Lei non ama i passi da gambero, tiene sempre il punto. E’ rarissimo che decida di piegarsi. Vive la tensione delle decisioni ma non concede sconti a nessuno, a partire dai suoi fedelissimi. Lui, invece, media con tutti anche nelle situazioni in cui l’uscita sembra impossibile. Non si dà mai per sconfitto,
non si arrende. Anche quando le cose gli girano contro ed è costretto a fare buon viso a cattivo gioco. Renata Polverini e Gianni Alemanno. Ovvero “pensavo fosse amore (politico s’intende) invece era un calesse”. La citazione dell’indimenticabile Troisi ha un senso ormai evidente. La governatrice del Lazio e il sindaco di Roma sono ai ferri corti. Non è soltanto colpa del bilancio della Regione approvato il 24 dicembre in extremis. Certo il documento economico ha avuto un peso: non ha finanziato Roma Capitale e ha risparmiato nelle spese verso la città eterna. Ha riconosciuto fondi a Tor Bella Monaca e al trasporto pubblico, è vero, ma è rimasto sotto
le aspettative di Alemanno. E nulla hanno potuto le diplomazie che hanno lavorato fino all’ultimo momento.
Il quadro più ampio è sotto gli occhi di tutti. Nove mesi fa quando la sindacalista dell’Ugl conquistò la Regione Lazio contro ogni pronostico sembrava davvero che il puzzle fosse completo. Il centrodestra aveva strappato a Pd e company il Campidoglio e ora, con la vittoria alle Regionali, poteva consolidarsi come vero e proprio blocco di potere. E la coppia Polverini-Alemanno sembrava piuttosto affiatata. Sono trascorsi pochi mesi e la realtà. E’ tutt’altra cosa. Chi si aspettava (ed erano parecchi nell’universo alemanniano) una governatrice-bancomat, cioè pronta ad aprire il portafoglio per Roma sempre e comunque, è rimasto deluso. Pensavano che la Polverini, partita da zero sotto braccio a Berlusconi, sarebbe stata una sorta di Badaloni o Marrazzo: con un’autonomia limitata e, soprattutto, una riconoscenza illimitata nei confronti del sindaco di riferimento. Ma il pasticcio della lista del Pdl, rimasta fuori dalle consultazioni nella circoscrizione di Roma e provincia, ha creato uno scenario inatteso. Oggi nel Lazio il Pdl ha 16 consiglieri, la lista Polverini 15. Numeri che stanno dalla parte della governatrice, che non regala niente a nessuno. Anzi che sembra più rigida verso i suoi che verso gli altri. Non è un caso che siano ancora bloccate le nomine
nelle società regionali più importanti: poltrone in cui dovrebbero sedersi gli esclusi della sfortunata lista. Insomma, la Polverini è autonoma e non ha complessi d’inferiorità.

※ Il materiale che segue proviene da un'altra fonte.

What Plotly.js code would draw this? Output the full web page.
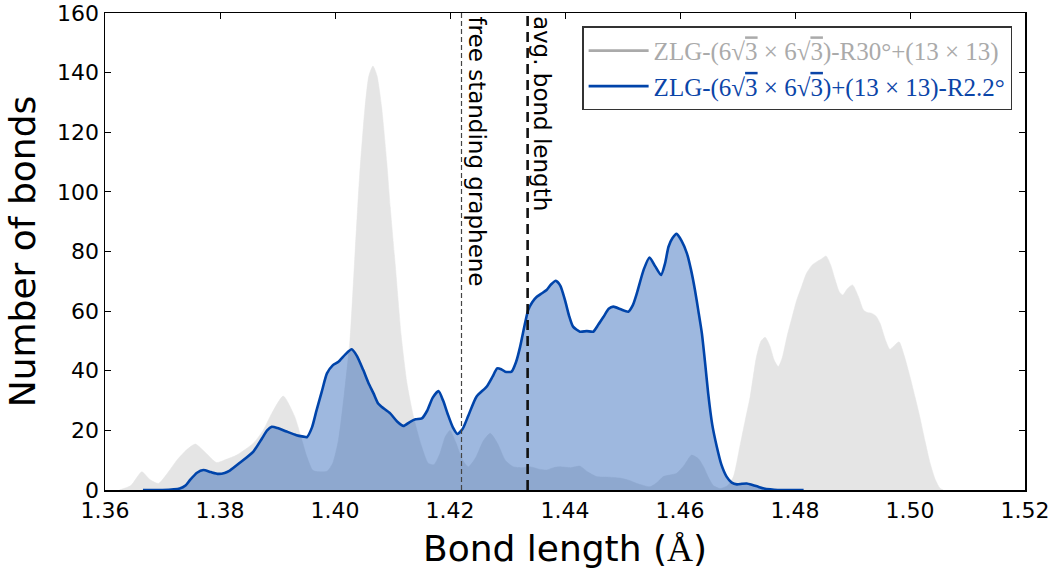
<!DOCTYPE html>
<html>
<head>
<meta charset="utf-8">
<script src="https://cdn.plot.ly/plotly-3.0.1.min.js"></script>
<style>html,body{margin:0;padding:0;background:#fff;}#chart{width:1058px;height:579px;}</style>
</head>
<body>
<div id="chart"></div>
<script>
// Gray series: ZLG-(6√3×6√3)-R30°+(13×13)
const grayX = [1.3625,1.3645,1.3664,1.3678,1.3693,1.3710,1.3725,1.3742,1.3757,1.3775,1.3794,1.3810,1.3829,1.3858,1.3875,1.3890,1.3910,1.3930,1.3942,1.3951,1.3962,1.3986,1.3996,1.4006,1.4016,1.4026,1.4035,1.4043,1.4052,1.4059,1.4066,1.4073,1.4081,1.4090,1.4096,1.4105,1.4115,1.4125,1.4136,1.4150,1.4162,1.4172,1.4182,1.4192,1.4200,1.4210,1.4222,1.4232,1.4245,1.4258,1.4270,1.4283,1.4296,1.4310,1.4325,1.4339,1.4355,1.4368,1.4380,1.4391,1.4410,1.4426,1.4440,1.4455,1.4476,1.4496,1.4512,1.4525,1.4548,1.4560,1.4571,1.4594,1.4608,1.4620,1.4632,1.4641,1.4650,1.4658,1.4670,1.4683,1.4693,1.4704,1.4713,1.4722,1.4733,1.4741,1.4748,1.4756,1.4764,1.4771,1.4778,1.4786,1.4795,1.4803,1.4812,1.4820,1.4830,1.4838,1.4846,1.4854,1.4862,1.4870,1.4877,1.4883,1.4891,1.4900,1.4910,1.4919,1.4926,1.4933,1.4941,1.4948,1.4957,1.4965,1.4973,1.4981,1.4990,1.5000,1.5009,1.5017,1.5026,1.5035,1.5044,1.5052,1.5058];
const grayY = [0,1.5,6.1,3.5,2.2,6,10,13.5,15.4,12.5,9.2,10.2,11.7,15.7,20,25.7,31.5,24.6,17,11.2,6.5,6.3,9,16.8,32,50.3,80,106,128,139,142.2,139,128.6,110,95,75,52,36,25,15,9,8.5,12,18,20,16,10,7.8,11,16.5,19,15.5,10,7.8,7.5,7.8,7,6.7,7.5,7.8,7.5,8,6,4.5,4.3,4,3.2,2.2,1.1,2.5,4.5,5.6,8.5,11.7,10.5,7.8,4,1.5,0.5,1.5,4.5,14.5,23,31.3,44.7,50,51.2,48.5,43.5,41.4,44.5,51.4,58,63.7,68.5,72.7,75.5,76.6,77.5,78.5,75.5,70.4,66.5,65.4,67.5,68.8,65,60.4,59.5,59.3,58.3,55.9,50.5,47.2,48.5,49.7,45,38,31,24.6,16.5,9,3.5,0.6,0];

// Blue series: ZLG-(6√3×6√3)+(13×13)-R2.2°
const blueX = [1.3666,1.3700,1.3730,1.3740,1.3748,1.3760,1.3771,1.3784,1.3797,1.3808,1.3817,1.3835,1.3858,1.3873,1.3882,1.3890,1.3900,1.3916,1.3933,1.3945,1.3951,1.3960,1.3968,1.3977,1.3986,1.3996,1.4006,1.4018,1.4029,1.4038,1.4049,1.4058,1.4067,1.4075,1.4081,1.4096,1.4108,1.4119,1.4130,1.4140,1.4151,1.4160,1.4170,1.4180,1.4188,1.4196,1.4205,1.4213,1.4222,1.4232,1.4246,1.4264,1.4274,1.4282,1.4289,1.4296,1.4307,1.4315,1.4322,1.4330,1.4336,1.4343,1.4351,1.4360,1.4368,1.4376,1.4384,1.4392,1.4400,1.4407,1.4414,1.4426,1.4438,1.4449,1.4458,1.4467,1.4476,1.4484,1.4497,1.4510,1.4518,1.4525,1.4537,1.4547,1.4557,1.4567,1.4574,1.4580,1.4587,1.4594,1.4603,1.4612,1.4619,1.4626,1.4632,1.4638,1.4644,1.4649,1.4656,1.4664,1.4672,1.4681,1.4690,1.4699,1.4708,1.4716,1.4726,1.4736,1.4746,1.4757,1.4770,1.4815];
const blueY = [0,0,0.5,1.5,3.4,5.8,6.7,6,5.4,5.7,6.5,9.2,12.9,17.3,20,21.2,20.8,19.6,18.4,17.9,17.7,21,26.8,33,39.1,41.8,43,45.5,47.2,45,40.3,36,32.4,29,27.9,25.7,23,21.5,22.8,23.7,24,26.5,31,33.2,30,25.5,21,18.8,20.5,25,31.3,34.7,38,40.8,40.5,39.7,39.7,43,48.1,55.5,60.4,63,64.8,66,67.1,69,70.2,68.5,63.7,58.5,54.8,53.1,53.3,53.1,55.5,58.1,60.8,61.5,60.6,59.8,62,66,74,78,75,72.1,76,81.6,84.5,85.9,83.5,79.4,74,67.1,60,52.6,42,32.4,22,14.5,8.5,4.5,2.5,1.9,2.1,2.2,1.7,1.1,0.5,0.2,0,0];

// Reference lines
const refLineX = [1.422, 1.4335];
const refLineLabels = ['free standing graphene', 'avg. bond length'];

const sqrt3 = '√<span style="text-decoration:overline">3</span>';
const seriesNames = [
  'ZLG-(6' + sqrt3 + ' × 6' + sqrt3 + ')-R30°+(13 × 13)',
  'ZLG-(6' + sqrt3 + ' × 6' + sqrt3 + ')+(13 × 13)-R2.2°'
];
const xTicks = [1.36,1.38,1.40,1.42,1.44,1.46,1.48,1.50,1.52];
const xTickText = ['1.36','1.38','1.40','1.42','1.44','1.46','1.48','1.50','1.52'];
const yTicks = [0,20,40,60,80,100,120,140,160];

const grayCol = '#e5e5e5';
const blueLine = '#0044aa';

const traces = [
  {x: grayX, y: grayY, type: 'scatter', mode: 'lines', fill: 'tozeroy',
   fillcolor: grayCol, line: {color: grayCol, width: 0.5, shape: 'spline', smoothing: 0.6},
   showlegend: false, hoverinfo: 'skip'},
  {x: blueX, y: blueY, type: 'scatter', mode: 'lines', fill: 'tozeroy',
   fillcolor: 'rgba(0,68,170,0.38)', line: {color: blueLine, width: 2.6, shape: 'spline', smoothing: 0.6},
   showlegend: false, hoverinfo: 'skip'},
  {x: [null], y: [null], type: 'scatter', mode: 'lines',
   line: {color: '#aaaaaa', width: 2.6},
   name: '<span style="color:#aaaaaa">' + seriesNames[0] + '</span>'},
  {x: [null], y: [null], type: 'scatter', mode: 'lines',
   line: {color: blueLine, width: 2.6},
   name: '<span style="color:#0b45a8">' + seriesNames[1] + '</span>'}
];

const shapes = [
  {type: 'line', xref: 'x', yref: 'paper', x0: refLineX[0], x1: refLineX[0], y0: 0, y1: 1,
   line: {color: '#444444', width: 1.2, dash: '5px,3px'}},
  {type: 'line', xref: 'x', yref: 'paper', x0: refLineX[1], x1: refLineX[1], y0: 0, y1: 1,
   line: {color: '#111111', width: 2.6, dash: '10px,6px'}}
];

const annotations = refLineX.map((xv, i) => ({
  x: xv, xref: 'x', y: 1, yref: 'paper', text: refLineLabels[i],
  textangle: 90, showarrow: false, xanchor: 'left', yanchor: 'top',
  xshift: 0, yshift: -1,
  font: {family: 'DejaVu Sans', size: 23, color: '#000'}
}));

const layout = {
  width: 1058, height: 579,
  margin: {l: 105, r: 33, t: 13, b: 89, pad: 0},
  paper_bgcolor: '#ffffff', plot_bgcolor: '#ffffff',
  font: {family: 'DejaVu Sans', color: '#000'},
  xaxis: {
    range: [1.36, 1.52], tickvals: xTicks, ticktext: xTickText,
    ticks: 'inside', ticklen: 6, tickwidth: 1, tickcolor: '#000',
    showline: true, linecolor: '#000', linewidth: 1.5, mirror: 'ticks',
    showgrid: false, zeroline: false, layer: 'below traces',
    tickfont: {family: 'DejaVu Sans', size: 22, color: '#000'},
    title: {text: 'Bond length (<span style="font-family:Liberation Serif">Å</span>)', font: {family: 'DejaVu Sans', size: 36, color: '#000'}, standoff: 14},
    automargin: false
  },
  yaxis: {
    range: [0, 160], tickvals: yTicks,
    ticks: 'inside', ticklen: 6, tickwidth: 1, tickcolor: '#000',
    showline: true, linecolor: '#000', linewidth: 1.5, mirror: 'ticks',
    showgrid: false, zeroline: false, layer: 'below traces',
    tickfont: {family: 'DejaVu Sans', size: 22, color: '#000'},
    title: {text: 'Number of bonds', font: {family: 'DejaVu Sans', size: 36, color: '#000'}, standoff: 10},
    automargin: false
  },
  showlegend: true,
  legend: {
    x: 0.986, y: 0.972, xanchor: 'right', yanchor: 'top',
    bgcolor: '#ffffff', bordercolor: '#333333', borderwidth: 1.5,
    font: {family: 'Liberation Serif', size: 25, color: '#000'},
    itemwidth: 60, tracegroupgap: 0
  },
  shapes: shapes,
  annotations: annotations
};

Plotly.newPlot('chart', traces, layout, {displayModeBar: false, staticPlot: true});
</script>
</body>
</html>
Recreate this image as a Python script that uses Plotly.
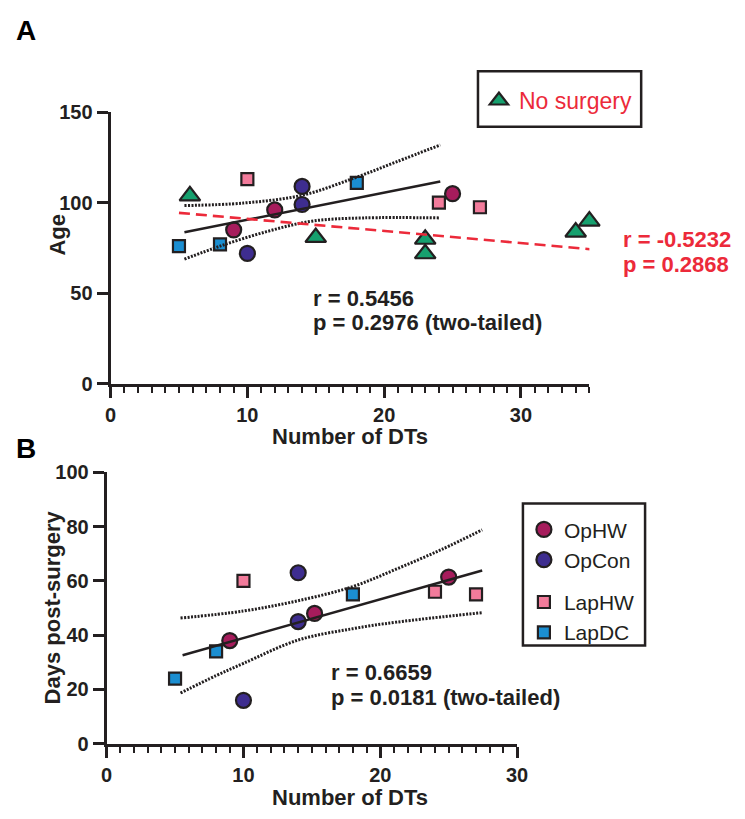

In ogni caso se qualcuno era convinto che l’ex segretaria dell’Ugl potesse diventare l’alfiere di Alemanno alla Regione deve ricredersi. Lei non è né contro né con. Peccato che nel linguaggio della politica significhi contro. Poco male. Il sindaco non molla. E le diplomazie sono al lavoro per ricucire i rapporti. Affinché il calesse diventi anche un po’ amore.